Five years later the case of Radmila Radovanov's cats reached the papers, while she was sent off to the "Laza Lazarevic" hospital for the mentally sick. The cats (47) were taken away. The protagonists of this story are two old women (Radmila and her daughter), numerous cats, one president of the house council, one shop, the "Business Premises Company", the police, the doctor working in the Laza Lazarevic hospital for the mentally disturbed, the "Ateks" shop, relatives and numerous neighbors, customers and passersby.
"Mrs. Radmila moved here about twenty years ago", said Vera Radivovic who is president of the house council of the building in Terazije 6. "She was a manicurist and a very nice woman, nicely dressed and clean. She had a daughter and there were no problems until about ten years ago. She first fed pigeons, there in the building, and then it all started with the cats. That's when this unpleasant smell started. One of the neighbors was forced to move out".
Vera Radivovic said that she had gone to the Ateks shop and talked to Ljuba the manager, and that their ceiling (in the shop) was really black from the damp. She said that Mrs. Radmila had a manicurist's salon in Vasina St. 5. "It was all very nice and clean, and there were a lot of customers".

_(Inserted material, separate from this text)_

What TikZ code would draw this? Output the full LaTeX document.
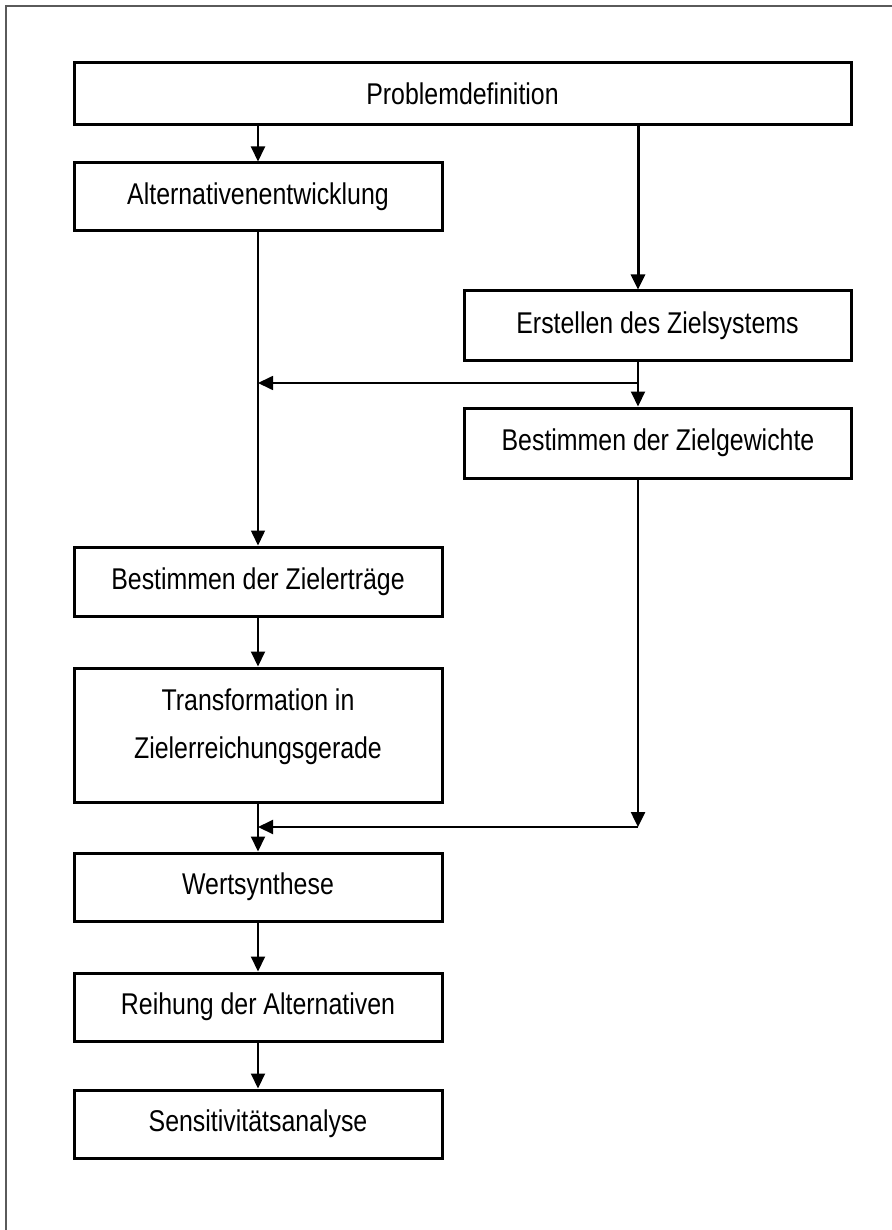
\documentclass[tikz,border=0pt]{standalone}
\usepackage{fontspec}
\setmainfont{Liberation Sans}[FakeStretch=0.83]
\usetikzlibrary{arrows.meta}

\definecolor{framegray}{RGB}{90,90,90}

\tikzset{
  box/.style={draw=black, line width=3pt, fill=white, inner sep=0pt,
    minimum width=368pt, minimum height=68pt,
    font=\fontsize{30}{36}\selectfont},
  widebox/.style={box, minimum width=387pt},
  flow/.style={draw=black, line width=2pt, -{Triangle[length=15pt,width=14pt]}},
  flowthin/.style={flow, line width=1.5pt},
  flowthick/.style={flow, line width=3pt},
}

\begin{document}
\begin{tikzpicture}[x=1pt,y=-1pt]
  \useasboundingbox (0,0) rectangle (891,1230);

  % outer frame (only top and left edges lie within the page)
  \draw[framegray, line width=2pt] (6,1240) -- (6,6) -- (900,6);

  % process steps
  \node[box, minimum width=777pt, minimum height=62pt] (prob) at (462.5,94) {Problemdefinition};
  \node[box] (alt)  at (258,197)   {Alternativenentwicklung};
  \node[widebox, minimum height=69pt] (zsys) at (657.5,325.5) {Erstellen des Zielsystems};
  \node[widebox, minimum height=70pt] (zgew) at (658,443)     {Bestimmen der Zielgewichte};
  \node[box, minimum height=69pt] (zert) at (258,581.5) {Bestimmen der Zielerträge};
  \node[box, minimum height=134pt] (trafo) at (258,735) {};
  \node[font=\fontsize{30}{48}\selectfont, align=center, inner sep=0pt] (trafotxt) at (258,727)
    {Transformation in\\Zielerreichungsgerade};
  \node[box] (wert) at (258,887)  {Wertsynthese};
  \node[box] (reih) at (258,1007) {Reihung der Alternativen};
  \node[box] (sens) at (258,1124) {Sensitivitätsanalyse};

  % helper points on the two flow lanes
  \coordinate (rlane) at (638,0);
  \coordinate (split) at (638,383);
  \coordinate (joinR) at (638,827);
  \coordinate (joinL) at (258,827);
  \coordinate (splitL) at (258,383);

  % left lane
  \draw[flow] (prob.south -| alt.north) -- (alt.north);
  \draw[flowthin] (alt.south) -- (zert.north);
  \draw[flow] (zert.south) -- (trafo.north);
  \draw[flow] (trafo.south) -- (wert.north);
  \draw[flow] (wert.south) -- (reih.north);
  \draw[flow] (reih.south) -- (sens.north);

  % right lane
  \draw[flowthick] (prob.south -| rlane) -- (zsys.north -| rlane);
  \draw[flow] (zsys.south -| rlane) -- (zgew.north -| rlane);
  \draw[flow, line width=1.7pt] (split) -- (splitL);
  \draw[flow, line width=2.5pt] (zgew.south -| rlane) -- (joinR);
  \draw[flow] (joinR) -- (joinL);
\end{tikzpicture}
\end{document}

The salon is now a dump with boxes, clothes, planks, bugs and plastic sheeting covering the entrance.
Mrs. Slavka Kojic (Radmila's daughter) is retired and does water colors. Standing in front of the half-demolished salon in Vasina St., she said that this was the second winter she and her mother were living there, behind the plastic sheeting, that it wasn't true that the cats had rabies, and that the man who wanted to take over their salon had broken down their door and window, and the whole matter was in court... Towards the end of her story, some relatives who had come from Sremska Mitrovica to show that Radmila was not without roots, appeared and said that the old lady had been released from the Laza Lazarevic hospital.
The salon in Vasina St. did well until hyperinflation, when one manicure cost as much as an egg, and when Mrs. Kojic's pension amounted to the same - one egg. The salon stopped working and the Municipality reclaimed the premises. The person to whom the Municipality leased the premises then tried to break in, so that Radmila Radovanov and her daughter decided to leave their apartment and moved into the salon, in order that the Municipality might not get hold of it. They filled it up with their belongings for the same reason. Since March 1994 the whole case has been before the courts.
After leaving the hospital Radmila Radovanov spent the night in the salon. She didn't go to the flat with no cats.
"I don't have a tv set, just a broken down radio and a broken down transistor. But I have curtains and furniture, I have to find a Gypsy who'll white-wash the place. I'll rent the flat, and get rich."
And the cats? "I was seven days late. I'd just found them a place and then I caught a cold. My daughter found one in the street all wet and muddy, and it was dragging its hind feet on the carpet and it said 'ma-ma' to me."